Although this macro can cover most scenarios, tuning two timings may be tricky and error-prone. There is a more "atomic" version of this macro, named ?wait_async_action, which doesn't have to look into the past:

?wait_async_action(Action, Match, Timeout)

It starts waiting for Action's expected outcome event Match before running it.

2.7 PropER integration

Snabbkaffe works nicely with PropER. ?check_trace macro can be used to define stateless properties, and there is, in fact, a shortcut for the most common way of doing this: ?forall_trace. But when it comes to stateful properties, things get more interesting on the philosophical layer.

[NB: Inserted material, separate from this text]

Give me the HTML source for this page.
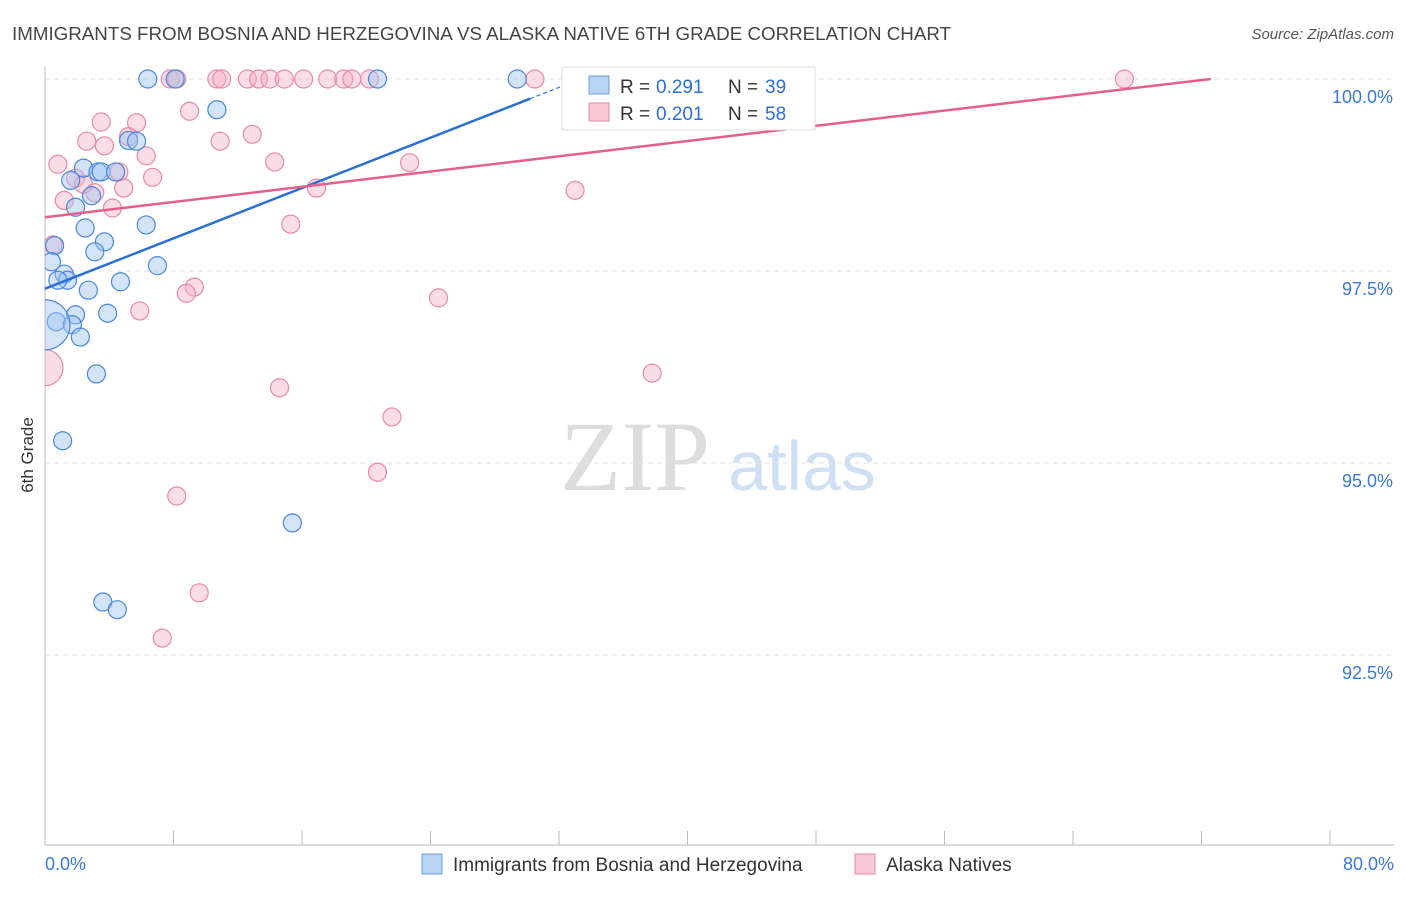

Stateful property based testing is an object of pride in the Erlang community, and rightfully so. Nonetheless, I would argue that trace-based approach is more efficient in the majority of cases. First of all, remember that snabbkaffe strives to eliminate the state from the equation and focus on effects. This makes trace-based and stateful property-based testing almost mutually exclusive. For black-box and gray-box testing³, side effects is all what matters, so snabbkaffe fills this niche. On the other hand, stateful properties are much better at increasing test coverage.

The below table highlights some of the benefits of each solution:

	Stateful propER	snabbkaffe
Purpose	white-box	black and gray-box
Can handle non-determinism	no	yes
Elaborate model is needed	yes	not necessarily
Can reliably explore all states of the system	yes, with good enough model	no
Shrinking	yes	no
Amount of boilerplate	high (need to define a lot of callbacks)	low

3 Future posts

Here's a teaser of what's coming:

Declarative error injection
Rigorous trace-based models using Concuerror

Footnotes:

Since test levels are defined somewhat vaguely, here by "component test" I mean testing of an entire OTP application, complete with its supervisor tree, application dependencies and external services that this application is meant to communicate with (e.g. databases).

But running it under Concuerror might partially mitigate this

…And for your customers. They can't observe the internal state of the system, but they sure care about side effects of their actions!